In questi giorni incontro commenti/lectio che formano un'eco profonda nella mia anima. Ho incontrato questa risposta di padre Ermes che, parlando del modo con cui avrebbe affrontato la predicazione degli esercizi, definisce le caratteristiche che trovo nelle mie frequentazioni quotidiane della Parola. E poi, quanto vorrei che anche le mie parole fossero sempre guidate dalle qualità espresse nell'impegno che padre Ermes si è dato.
D.- Il Papa tiene molto alle omelie dei sacerdoti, dice che devono essere chiare, semplici, brevi ... e che la gente le capisca…
R. di Ermes Ronchi–
Questo coincide con il ricordo che io ho della mia prima Messa, quando io chiesi al mio papà:
“Come devo predicare alla gente del mio paese?”.
E lui mi rispose in lingua friulana: "Pocjis e che si tocjin", poche parole, ma semplici e concrete.

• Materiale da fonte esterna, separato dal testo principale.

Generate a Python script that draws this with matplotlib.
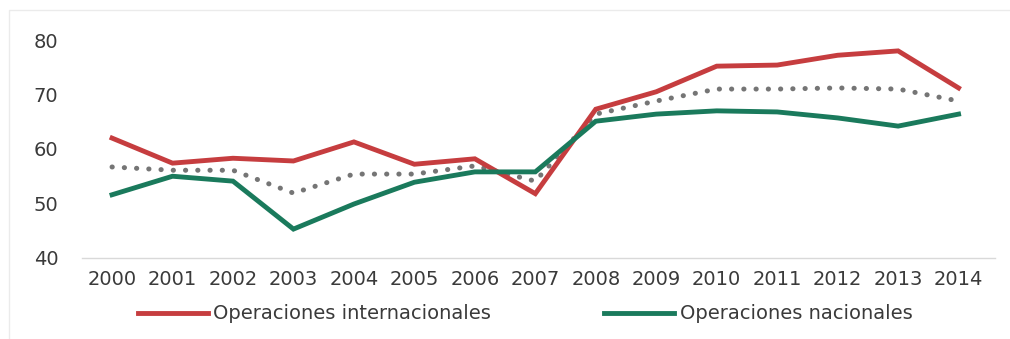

E allora io ho capito da lì
che la Parola deve essere incarnata,
che si possa toccare,
che abbia toccato,
che abbia inciso, graffiato.
Mi sono dato questo impegno:
non dire mai una parola che prima non abbia fatto soffrire o gioire me,
altrimenti non è incarnata e
non raggiunge nessuno.
E poi credo, come secondo criterio fondamentale,
la semplicità:
non elucubrare grandi pensieri teorici ma far capire che siamo immersi in un mare d’amore e non ce ne rendiamo conto.
La terza cosa è la bellezza.
La bellezza per me è un nome di Dio.
E la quarta cosa è la positività: sempre positivi, sempre creativi di speranza, il Vangelo è positivo, basta solo leggere la sua etimologia.